Après la déception de The French Dispatch, j'avais peur que Wes Anderson finisse par s'enfermer dans son propre style, comme si la symétrie pouvait tourner à vide et étouffer le cadre, comme si la rigidité ne permettait plus à la fragilité d'apparaître.
La bande annonce m'avait fait redouter le pire, mais justement, les bandes annonce sont des outils marketing qui doivent mettre en avant les signes explicites associés à l'auteur : le film respire heureusement plus qui ce qui y était montré.
Le casting pouvait aussi laisser présager un passage en revue superficiel de grands noms, ce qui est en partie évité. Les nouveaux arrivants dans la troupe Anderson réussissent à exister à l'écran, même si la densité de visages connus laisse une impression générale de sous-exploitation. Mais c'est avant tout, je pense, un problème scénaristique. Je m'explique.
La grande qualité du cinéma d'Anderson se trouve dans le rythme si particulier qu'il arrive à insuffler à son histoire et à ses personnages. Passer du ralenti à l'accéléré : comme d'habitude, les meilleurs moments sont dans les silences entrecoupés de dialogues lancés à toute vitesse, dans ces interstices où les personnages éclosent dans leur fragilité. Le premier acte est d'ailleurs le plus long et le meilleur : l'exposition peuple Asteroid City de tout un tas de silhouettes légèrement décalées, chacune avec ses caractéristiques et ses tics. En revanche, la suite peine à donner du corps à l'ensemble : jamais ce microcosme n'arrive à donner l'impression qu'un groupe se constitue. Il est d'ailleurs assez difficile de se repérer temporellement : tout paraît survolé. Lorsque l'élément qui fait basculer le film finit par arriver et qu'une quarantaine est décrétée, rien, à part quelques éléments de décor, ne permet de ressentir l'enfermement.
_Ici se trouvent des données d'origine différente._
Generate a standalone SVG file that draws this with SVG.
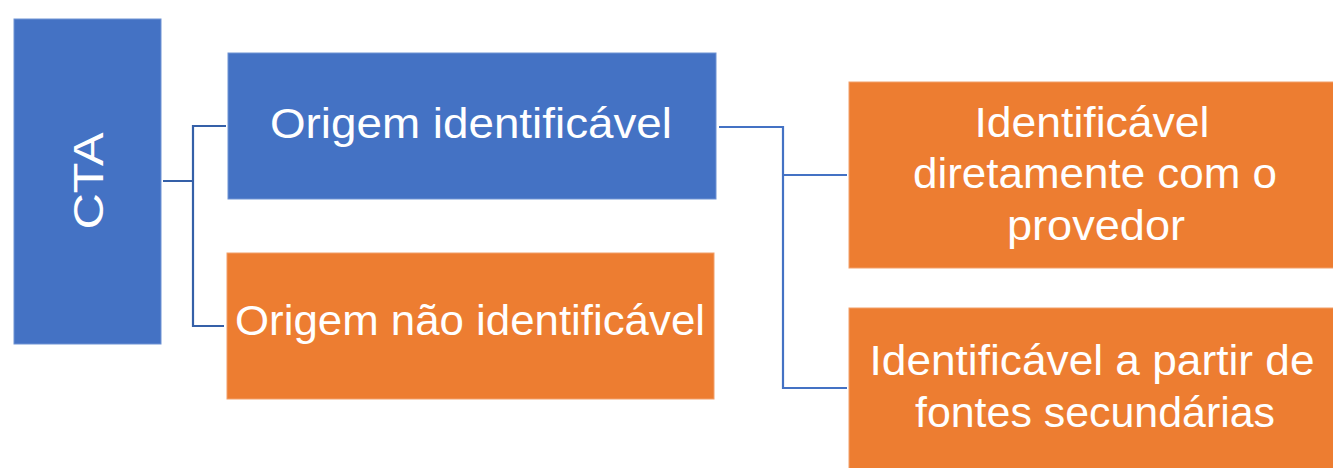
<svg xmlns="http://www.w3.org/2000/svg" width="1333" height="468" viewBox="0 0 1333 468">
  <style>
    .blue { fill: #4472C4; stroke: #6F93D4; stroke-width: 1; }
    .orange { fill: #ED7D31; stroke: #F2A06A; stroke-width: 1; }
    .lbl { font-family: "Liberation Sans", Arial, sans-serif; font-size: 42px; fill: #FFFFFF; }
    .conn { fill: none; stroke-width: 2.2; stroke-linejoin: miter; }
  </style>
  <rect width="1333" height="468" fill="#FFFFFF"/>

  <!-- connectors -->
  <g id="connectors">
    <path class="conn" stroke="#3560A8" d="M163 181 H193 M226 126 H193 V326 H224"/>
    <path class="conn" stroke="#4472C4" d="M719 127 H783 V388 H847 M783 175 H847"/>
  </g>

  <!-- root -->
  <g id="node-cta">
    <rect class="blue" x="14" y="19" width="147" height="325"/>
    <text class="lbl" font-size="53" transform="translate(103 181) rotate(-90)" text-anchor="middle" textLength="97" lengthAdjust="spacingAndGlyphs">CTA</text>
  </g>

  <!-- first level -->
  <g id="node-origem-identificavel">
    <rect class="blue" x="228" y="53" width="488" height="146"/>
    <text class="lbl" x="471" y="138" text-anchor="middle" textLength="402" lengthAdjust="spacingAndGlyphs">Origem identificável</text>
  </g>
  <g id="node-origem-nao-identificavel">
    <rect class="orange" x="227" y="253" width="487" height="146"/>
    <text class="lbl" x="470" y="335" text-anchor="middle" textLength="470" lengthAdjust="spacingAndGlyphs">Origem não identificável</text>
  </g>

  <!-- second level -->
  <g id="node-diretamente">
    <rect class="orange" x="849" y="82" width="490" height="186"/>
    <text class="lbl" x="1092" y="137" text-anchor="middle" textLength="235" lengthAdjust="spacingAndGlyphs">Identificável</text>
    <text class="lbl" x="1095" y="188" text-anchor="middle" textLength="364" lengthAdjust="spacingAndGlyphs">diretamente com o</text>
    <text class="lbl" x="1096" y="240" text-anchor="middle" textLength="178" lengthAdjust="spacingAndGlyphs">provedor</text>
  </g>
  <g id="node-fontes-secundarias">
    <rect class="orange" x="849" y="308" width="490" height="170"/>
    <text class="lbl" x="1092" y="375" text-anchor="middle" textLength="445" lengthAdjust="spacingAndGlyphs">Identificável a partir de</text>
    <text class="lbl" x="1095" y="427" text-anchor="middle" textLength="360" lengthAdjust="spacingAndGlyphs">fontes secundárias</text>
  </g>
</svg>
J'aime quand des groupes se constituent à l'écran, quand on sent les rapprochements, les habitudes qui se forgent, mais cela demande de s'y attarder, ce qui n'est jamais fait, sauf de manière très brusque et par conséquent artificielle (il ne suffit pas d'un regard pour que l'on croie à une attirance réciproque, sauf si ce regard a lui-même été amené de manière convaincante).
Je suis encore moins convaincu par la partie sur le théâtre. C'est comme si Wes Anderson n'était plus capable de raconter une histoire directement et sans passer par des interludes méta-fictionnels. Il y a bien plus de mystère dans la silhouette d'un requin que dans l'apparition d'un OVNI. C'est dommage, j'aurais aimé que cette présence soit moins anecdotique, qu'elle suscite un peu plus d'émerveillement et de curiosité, tant chez les personnages que chez les spectateurs. Quant à l'espèce de séance d'hypnose des acteurs, elle tombe à plat, sauf dans les toutes dernières secondes avant la fin de l'acte 3.
J'en ressors à moitié déçu et à moitié rassuré. Mais j'aime bien les yeux de l'alien.